▶ [SET EXERCISE]: Each line from the start of the data below through the one containing "plt.rcParams['font.family'] = ['Noto" must be reproduced exactly.

··· AVAILABLE RECORDS

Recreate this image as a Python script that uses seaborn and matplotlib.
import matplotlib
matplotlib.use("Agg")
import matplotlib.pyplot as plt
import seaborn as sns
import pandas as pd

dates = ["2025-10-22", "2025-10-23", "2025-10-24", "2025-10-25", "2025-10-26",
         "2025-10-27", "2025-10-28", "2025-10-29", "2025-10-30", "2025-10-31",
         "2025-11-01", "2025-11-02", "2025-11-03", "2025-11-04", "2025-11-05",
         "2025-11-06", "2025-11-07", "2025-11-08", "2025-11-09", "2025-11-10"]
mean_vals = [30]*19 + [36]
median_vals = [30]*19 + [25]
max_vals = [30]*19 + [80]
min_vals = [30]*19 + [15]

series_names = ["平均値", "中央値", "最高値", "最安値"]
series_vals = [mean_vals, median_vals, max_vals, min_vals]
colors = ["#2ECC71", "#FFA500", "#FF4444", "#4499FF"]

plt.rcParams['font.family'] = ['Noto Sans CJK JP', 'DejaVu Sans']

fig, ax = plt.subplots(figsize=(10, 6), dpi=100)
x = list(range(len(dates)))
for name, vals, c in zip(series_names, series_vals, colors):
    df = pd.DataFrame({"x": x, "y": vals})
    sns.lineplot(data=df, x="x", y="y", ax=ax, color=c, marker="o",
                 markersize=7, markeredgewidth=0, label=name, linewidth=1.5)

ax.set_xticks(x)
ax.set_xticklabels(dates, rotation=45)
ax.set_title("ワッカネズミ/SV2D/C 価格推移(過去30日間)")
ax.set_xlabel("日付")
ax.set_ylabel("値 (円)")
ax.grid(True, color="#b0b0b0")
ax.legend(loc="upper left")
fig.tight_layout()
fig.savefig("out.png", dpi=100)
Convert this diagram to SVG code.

······

▶ [RESPONSE]:
Recreate this image as a Python script that uses seaborn and matplotlib.
import matplotlib
matplotlib.use("Agg")
import matplotlib.pyplot as plt
import seaborn as sns
import pandas as pd

dates = ["2025-10-22", "2025-10-23", "2025-10-24", "2025-10-25", "2025-10-26",
         "2025-10-27", "2025-10-28", "2025-10-29", "2025-10-30", "2025-10-31",
         "2025-11-01", "2025-11-02", "2025-11-03", "2025-11-04", "2025-11-05",
         "2025-11-06", "2025-11-07", "2025-11-08", "2025-11-09", "2025-11-10"]
mean_vals = [30]*19 + [36]
median_vals = [30]*19 + [25]
max_vals = [30]*19 + [80]
min_vals = [30]*19 + [15]

series_names = ["平均値", "中央値", "最高値", "最安値"]
series_vals = [mean_vals, median_vals, max_vals, min_vals]
colors = ["#2ECC71", "#FFA500", "#FF4444", "#4499FF"]

plt.rcParams['font.family'] = ['Noto Sans CJK JP', 'DejaVu Sans']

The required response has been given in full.